__EXERCISE AIM__
Repeat the material verbatim and drop the pictures.

__RAW DATA__
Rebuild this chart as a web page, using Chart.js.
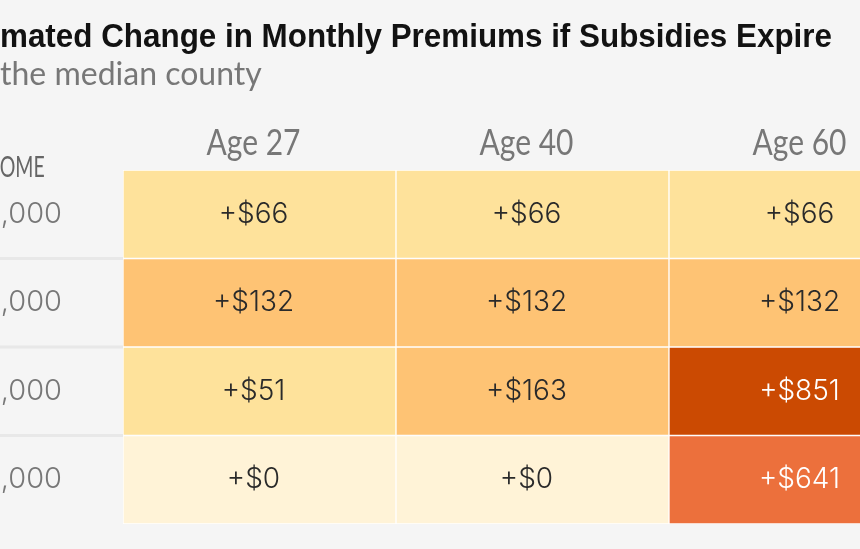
<!DOCTYPE html>
<html>
<head>
<meta charset="utf-8">
<script src="https://cdn.jsdelivr.net/npm/chart.js@4.4.0/dist/chart.umd.min.js"></script>
<style>
  html, body { margin: 0; padding: 0; overflow: hidden; background: #f5f5f5; width: 860px; height: 549px; }
  #heat { position: absolute; left: -100px; top: 0; width: 1050px; height: 549px; }
</style>
</head>
<body>
<canvas id="heat" width="1050" height="549"></canvas>
<script>
// data
const ages = ['Age 27', 'Age 40', 'Age 60'];
const incomes = ['$20,000', '$40,000', '$70,000', '$100,000'];
const row20k = [66, 66, 66];
const row40k = [132, 132, 132];
const row70k = [51, 163, 851];
const row100k = [0, 0, 641];
const rows = [row20k, row40k, row70k, row100k];

const title = 'Estimated Change in Monthly Premiums if Subsidies Expire';
const subtitle = 'In the median county';

// the canvas is shifted left, canvas x = page x + 100
const SHIFT = 100;

function cellColor(v) {
    if (v < 1) return '#fff3d7';
    if (v < 100) return '#fee29b';
    if (v < 300) return '#fec374';
    if (v < 800) return '#ec703c';
    return '#cb4a02';
}

// draw text squeezed horizontally (the original uses a condensed face)
function squeezed(ctx, text, x, y, sx, align) {
    ctx.save();
    ctx.translate(x, y);
    ctx.scale(sx, 1);
    ctx.textAlign = align || 'left';
    ctx.fillText(text, 0, 0);
    ctx.restore();
}

const datasets = rows.map((vals, i) => ({
    label: incomes[i],
    data: vals.map(() => [i - 0.5, i + 0.5]),
    values: vals,
    backgroundColor: vals.map(cellColor),
    borderColor: '#ffffff',
    borderWidth: 1,
    borderSkipped: false,
    grouped: false,
    barPercentage: 1,
    categoryPercentage: 1
}));

const textPlugin = {
    id: 'texts',
    beforeDraw(chart) {
        const ctx = chart.ctx;
        ctx.save();
        ctx.fillStyle = '#f5f5f5';
        ctx.fillRect(0, 0, chart.width, chart.height);
        ctx.textBaseline = 'alphabetic';

        // title
        ctx.font = 'bold 33px "Liberation Sans"';
        ctx.fillStyle = '#121212';
        let sx = 832 / ctx.measureText(title.slice(4)).width;
        squeezed(ctx, title, SHIFT - sx * ctx.measureText('Esti').width, 47, sx);

        ctx.font = '32px Lato';
        ctx.fillStyle = '#777777';
        ctx.fillText(subtitle, SHIFT - ctx.measureText('In ').width, 85);

        ctx.font = '28px Lato';
        ctx.fillStyle = '#666666';
        sx = 45 / ctx.measureText('OME').width;
        squeezed(ctx, 'INCOME', SHIFT - sx * ctx.measureText('INC').width, 177, sx);

        // column headers on the x scale
        const x = chart.scales.x;
        ctx.font = '37px Lato';
        ctx.fillStyle = '#777777';
        sx = 94 / ctx.measureText(ages[0]).width;
        ages.forEach((a, i) => squeezed(ctx, a, x.getPixelForValue(i) - 6, 155, sx, 'center'));

        // row separators in the label column
        const y = chart.scales.y;
        ctx.fillStyle = '#e8e8e8';
        for (let i = 0; i < incomes.length - 1; i++) {
            const py = y.getPixelForValue(i + 0.5);
            ctx.fillRect(0, py - 1.5, chart.chartArea.left, 3);
        }
        ctx.restore();
    },
    afterDatasetsDraw(chart) {
        const ctx = chart.ctx;
        ctx.save();
        ctx.font = '300 28px Inter';
        ctx.textAlign = 'center';
        ctx.textBaseline = 'middle';
        chart.data.datasets.forEach((ds, i) => {
            chart.getDatasetMeta(i).data.forEach((bar, j) => {
                const v = ds.values[j];
                ctx.fillStyle = v > 500 ? '#ffffff' : '#2a2a2a';
                ctx.fillText('+$' + v, bar.x - 6, (bar.y + bar.base) / 2);
            });
        });
        ctx.restore();
    }
};

new Chart(document.getElementById('heat').getContext('2d'), {
    type: 'bar',
    data: { labels: ages, datasets },
    options: {
        responsive: false,
        animation: false,
        layout: { padding: { left: 0, right: 8, top: 100, bottom: 25 } },
        plugins: { legend: { display: false }, tooltip: { enabled: false } },
        scales: {
            x: {
                position: 'top',
                grid: { display: false, drawTicks: false },
                border: { display: false },
                ticks: { display: false },
                afterFit(scale) { scale.height = 70; }
            },
            y: {
                min: -0.5,
                max: 3.5,
                reverse: true,
                grid: { display: false, drawTicks: false },
                border: { display: false },
                afterBuildTicks(scale) { scale.ticks = incomes.map((_, i) => ({ value: i })); },
                ticks: {
                    color: '#777777',
                    font: { family: 'Inter', size: 29, weight: 300 },
                    padding: 61,
                    callback: (v) => incomes[v]
                },
                afterFit(scale) {
                    scale.width = 223;
                    scale.paddingTop = 0;
                    scale.paddingBottom = 0;
                }
            }
        }
    },
    plugins: [textPlugin]
});
</script>
</body>
</html>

__SOLUTION TO THIS PROBLEM__
Rebuild this chart as a web page, using Chart.js.
<!DOCTYPE html>
<html>
<head>
<meta charset="utf-8">
<script src="https://cdn.jsdelivr.net/npm/chart.js@4.4.0/dist/chart.umd.min.js"></script>
<style>
  html, body { margin: 0; padding: 0; overflow: hidden; background: #f5f5f5; width: 860px; height: 549px; }
  #heat { position: absolute; left: -100px; top: 0; width: 1050px; height: 549px; }
</style>
</head>
<body>
<canvas id="heat" width="1050" height="549"></canvas>
<script>
// data
const ages = ['Age 27', 'Age 40', 'Age 60'];
const incomes = ['$20,000', '$40,000', '$70,000', '$100,000'];
const row20k = [66, 66, 66];
const row40k = [132, 132, 132];
const row70k = [51, 163, 851];
const row100k = [0, 0, 641];
const rows = [row20k, row40k, row70k, row100k];

const title = 'Estimated Change in Monthly Premiums if Subsidies Expire';
const subtitle = 'In the median county';

// the canvas is shifted left, canvas x = page x + 100
const SHIFT = 100;

function cellColor(v) {
    if (v < 1) return '#fff3d7';
    if (v < 100) return '#fee29b';
    if (v < 300) return '#fec374';
    if (v < 800) return '#ec703c';
    return '#cb4a02';
}

// draw text squeezed horizontally (the original uses a condensed face)
function squeezed(ctx, text, x, y, sx, align) {
    ctx.save();
    ctx.translate(x, y);
    ctx.scale(sx, 1);
    ctx.textAlign = align || 'left';
    ctx.fillText(text, 0, 0);
    ctx.restore();
}

const datasets = rows.map((vals, i) => ({
    label: incomes[i],
    data: vals.map(() => [i - 0.5, i + 0.5]),
    values: vals,
    backgroundColor: vals.map(cellColor),
    borderColor: '#ffffff',
    borderWidth: 1,
    borderSkipped: false,
    grouped: false,
    barPercentage: 1,
    categoryPercentage: 1
}));

const textPlugin = {
    id: 'texts',
    beforeDraw(chart) {
        const ctx = chart.ctx;
        ctx.save();
        ctx.fillStyle = '#f5f5f5';
        ctx.fillRect(0, 0, chart.width, chart.height);
        ctx.textBaseline = 'alphabetic';

        // title
        ctx.font = 'bold 33px "Liberation Sans"';
        ctx.fillStyle = '#121212';
        let sx = 832 / ctx.measureText(title.slice(4)).width;
        squeezed(ctx, title, SHIFT - sx * ctx.measureText('Esti').width, 47, sx);

        ctx.font = '32px Lato';
        ctx.fillStyle = '#777777';
        ctx.fillText(subtitle, SHIFT - ctx.measureText('In ').width, 85);

        ctx.font = '28px Lato';
        ctx.fillStyle = '#666666';
        sx = 45 / ctx.measureText('OME').width;
        squeezed(ctx, 'INCOME', SHIFT - sx * ctx.measureText('INC').width, 177, sx);

        // column headers on the x scale
        const x = chart.scales.x;
        ctx.font = '37px Lato';
        ctx.fillStyle = '#777777';
        sx = 94 / ctx.measureText(ages[0]).width;
        ages.forEach((a, i) => squeezed(ctx, a, x.getPixelForValue(i) - 6, 155, sx, 'center'));

        // row separators in the label column
        const y = chart.scales.y;
        ctx.fillStyle = '#e8e8e8';
        for (let i = 0; i < incomes.length - 1; i++) {
            const py = y.getPixelForValue(i + 0.5);
            ctx.fillRect(0, py - 1.5, chart.chartArea.left, 3);
        }
        ctx.restore();
    },
    afterDatasetsDraw(chart) {
        const ctx = chart.ctx;
        ctx.save();
        ctx.font = '300 28px Inter';
        ctx.textAlign = 'center';
        ctx.textBaseline = 'middle';
        chart.data.datasets.forEach((ds, i) => {
            chart.getDatasetMeta(i).data.forEach((bar, j) => {
                const v = ds.values[j];
                ctx.fillStyle = v > 500 ? '#ffffff' : '#2a2a2a';
                ctx.fillText('+$' + v, bar.x - 6, (bar.y + bar.base) / 2);
            });
        });
        ctx.restore();
    }
};

new Chart(document.getElementById('heat').getContext('2d'), {
    type: 'bar',
    data: { labels: ages, datasets },
    options: {
        responsive: false,
        animation: false,
        layout: { padding: { left: 0, right: 8, top: 100, bottom: 25 } },
        plugins: { legend: { display: false }, tooltip: { enabled: false } },
        scales: {
            x: {
                position: 'top',
                grid: { display: false, drawTicks: false },
                border: { display: false },
                ticks: { display: false },
                afterFit(scale) { scale.height = 70; }
            },
            y: {
                min: -0.5,
                max: 3.5,
                reverse: true,
                grid: { display: false, drawTicks: false },
                border: { display: false },
                afterBuildTicks(scale) { scale.ticks = incomes.map((_, i) => ({ value: i })); },
                ticks: {
                    color: '#777777',
                    font: { family: 'Inter', size: 29, weight: 300 },
                    padding: 61,
                    callback: (v) => incomes[v]
                },
                afterFit(scale) {
                    scale.width = 223;
                    scale.paddingTop = 0;
                    scale.paddingBottom = 0;
                }
            }
        }
    },
    plugins: [textPlugin]
});
</script>
</body>
</html>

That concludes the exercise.